2011 Fiscal Year Annual Research Report
Project/Area Number |
21402015
|
Research Institution | Senshu University |
Principal Investigator |
広瀬 崇子 専修大学, 法学部, 教授 (20119431)
|
Co-Investigator(Kenkyū-buntansha) |
石川 一雄 専修大学, 法学部, 教授 (60095552)
伊藤 融 防衛大学校, 人文社会科学群, 准教授 (50403465)
北川 将之 神戸女学院大学, 文学部, 講師 (00365694)
|
Keywords | 南アジア / ディアスポラ / 宗教施設 / 移民政策 / マイノリティ / 多文化主義 / グローバル化 / エスニック紛争 |
Research Abstract |
最終年度は、南アジア系ディアスポラがホスト国の情勢によってどのような影響を受けるか、その際本国との関係はどのようなものになるかを、より広い視野でとらえることを一つの課題とした。そのために、最も歴史が古く、かつ政治情勢(アパルトヘイトとそれに対する各国の制裁)によって本国との関係が遮断された時期がある南アフリカ、長年白豪主義によって移民受け入れが停止されたが、その後新たに人気の移民先になっているオーストラリアでの調査を行った。同時に研究のまとめとして、最終成果の論文執筆の担当、構成、枠組みの設定を行った。 全体としては、移民社会の分裂状態が顕著になってきている点が強調できる。その分裂の要因を中心に研究をまとめることとした。以下が主な発見と今後の研究課題である。 1.ホスト国と本国の関係が政治的理由で遮断された歴史(南ア)が移民のアイデンティティやコミュニティに及ぼす影響は甚大である。独自のアイデンティティ、ヒンドゥー・ムスリム対立の不在 2.人種、宗派対立と階級、社会階層間の対立が混同されていることが多いが、現実の見極めが必要である。 3.在外タミル人は武装闘争を放棄したと考えられる。
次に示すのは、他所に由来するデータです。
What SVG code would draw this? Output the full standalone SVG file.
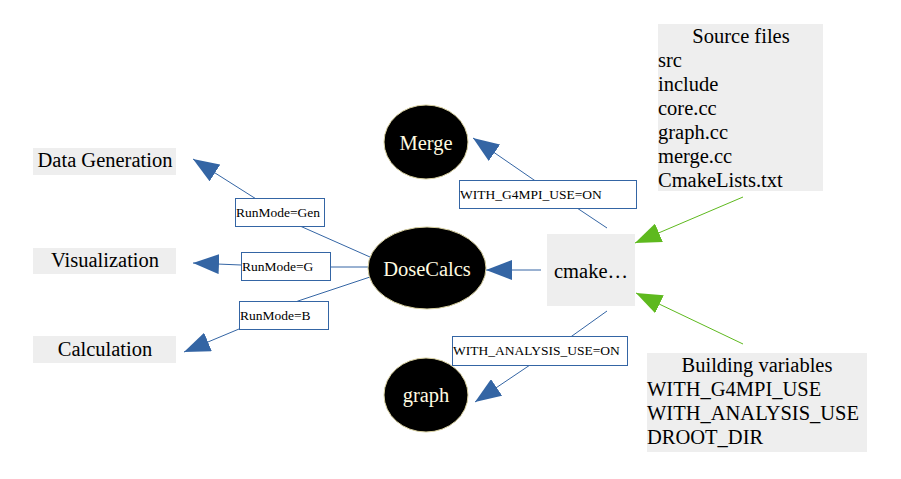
<svg xmlns="http://www.w3.org/2000/svg" width="901" height="479" viewBox="0 0 901 479">
<defs>
<marker id="ab" markerUnits="userSpaceOnUse" markerWidth="26" markerHeight="20" refX="26" refY="10" orient="auto" viewBox="0 0 26 20">
<path d="M0,0 L26,10 L0,20 z" fill="#3465a4"/>
</marker>
<marker id="ag" markerUnits="userSpaceOnUse" markerWidth="26" markerHeight="20" refX="26" refY="10" orient="auto" viewBox="0 0 26 20">
<path d="M0,0 L26,10 L0,20 z" fill="#5eb91e"/>
</marker>
<style>
.t{font-family:"Liberation Serif","Times New Roman",serif;font-size:20.5px;fill:#000}
.c{text-anchor:middle}
.w{font-family:"Liberation Serif","Times New Roman",serif;font-size:20.5px;fill:#fffbe0;text-anchor:middle}
.l{font-family:"Liberation Serif","Times New Roman",serif;font-size:13.5px;fill:#000}
.g{fill:#eeeeee}
.e{fill:#000;stroke:#d8d0a0;stroke-width:1}
.cb{fill:none;stroke:#3465a4;stroke-width:1;marker-end:url(#ab)}
.cg{fill:none;stroke:#5eb91e;stroke-width:1;marker-end:url(#ag)}
.lb{fill:#fff;stroke:#3465a4;stroke-width:1}
</style>
</defs>
<g id="connectors">
<path class="cb" d="M370,257 L300,226 L253,197 L193,159"/>
<path class="cb" d="M369,267 L330,267 L241,265 L193,263"/>
<path class="cb" d="M370,277 L298,301 L239,329 L184,352"/>
<path class="cb" d="M607,228 L577,208 L534,180 L473,138"/>
<path class="cb" d="M607,311 L572,336 L530,365 L475,402"/>
<path class="cb" d="M541,270 L486,270"/>
<path class="cg" d="M743,197 L635,243"/>
<path class="cg" d="M743,344 L636,293"/>
<g id="label-gen"><rect class="lb" x="235.5" y="198.5" width="89" height="28"/><text class="l" x="236" y="217">RunMode=Gen</text></g>
<g id="label-g"><rect class="lb" x="241.5" y="252.5" width="89" height="28"/><text class="l" x="242" y="271">RunMode=G</text></g>
<g id="label-b"><rect class="lb" x="239.5" y="301.5" width="89" height="28"/><text class="l" x="240" y="320">RunMode=B</text></g>
<g id="label-mpi"><rect class="lb" x="459.5" y="180.5" width="177" height="28"/><text class="l" x="460" y="199">WITH_G4MPI_USE=ON</text></g>
<g id="label-ana"><rect class="lb" x="452.5" y="336.5" width="175" height="29"/><text class="l" x="453" y="355">WITH_ANALYSIS_USE=ON</text></g>
</g>
<g id="datagen"><rect class="g" x="33" y="148" width="143" height="27"/><text class="t c" x="105" y="167">Data Generation</text></g>
<g id="visualization"><rect class="g" x="33" y="248" width="143" height="26"/><text class="t c" x="105" y="267">Visualization</text></g>
<g id="calculation"><rect class="g" x="33" y="336" width="143" height="27"/><text class="t c" x="105" y="356">Calculation</text></g>
<g id="merge"><ellipse class="e" cx="426" cy="142" rx="42" ry="37"/><text class="w" x="426" y="150">Merge</text></g>
<g id="dosecalcs"><ellipse class="e" cx="427" cy="268" rx="59" ry="41"/><text class="w" x="427" y="276">DoseCalcs</text></g>
<g id="graph"><ellipse class="e" cx="426" cy="395" rx="42" ry="37"/><text class="w" x="426" y="402">graph</text></g>
<g id="cmake"><rect class="g" x="547" y="234" width="88" height="72"/><text class="t c" x="591" y="278">cmake…</text></g>
<g id="sources"><rect class="g" x="658" y="24" width="165" height="167"/>
<text class="t c" x="741" y="43">Source files</text>
<text class="t" x="658" y="67">src</text>
<text class="t" x="658" y="91">include</text>
<text class="t" x="658" y="115">core.cc</text>
<text class="t" x="658" y="139">graph.cc</text>
<text class="t" x="658" y="163">merge.cc</text>
<text class="t" x="658" y="187">CmakeLists.txt</text>
</g>
<g id="buildvars"><rect class="g" x="647" y="353" width="220" height="99"/>
<text class="t c" x="757" y="372">Building variables</text>
<text class="t" x="647" y="396">WITH_G4MPI_USE</text>
<text class="t" x="647" y="420">WITH_ANALYSIS_USE</text>
<text class="t" x="647" y="444">DROOT_DIR</text>
</g>
</svg>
その要因の分析を行うと同時にスリランカのタミル人社会の再建への在外タミル人の役割をどう自己認識しているかの分析をさらに進める。 4.シク教徒の社会もホスト国での社会的地位などの違いによって分裂してきている。本国脱出、移民志向の強いコミュニティであるが、その主な動機は政治的なものから、経済的なものへと変化している。 5.カシミール紛争は、エスニック紛争から印パ間の国家間紛争へ、そしてグローバルな宗教戦争の一環としての紛争へと性質を変えてきている。それに伴ってカシミール系移民のかかわり方も変化し、分裂が一層顕在化してきている。英国の移民政策、多文化主義政策の変化の影響も大きい。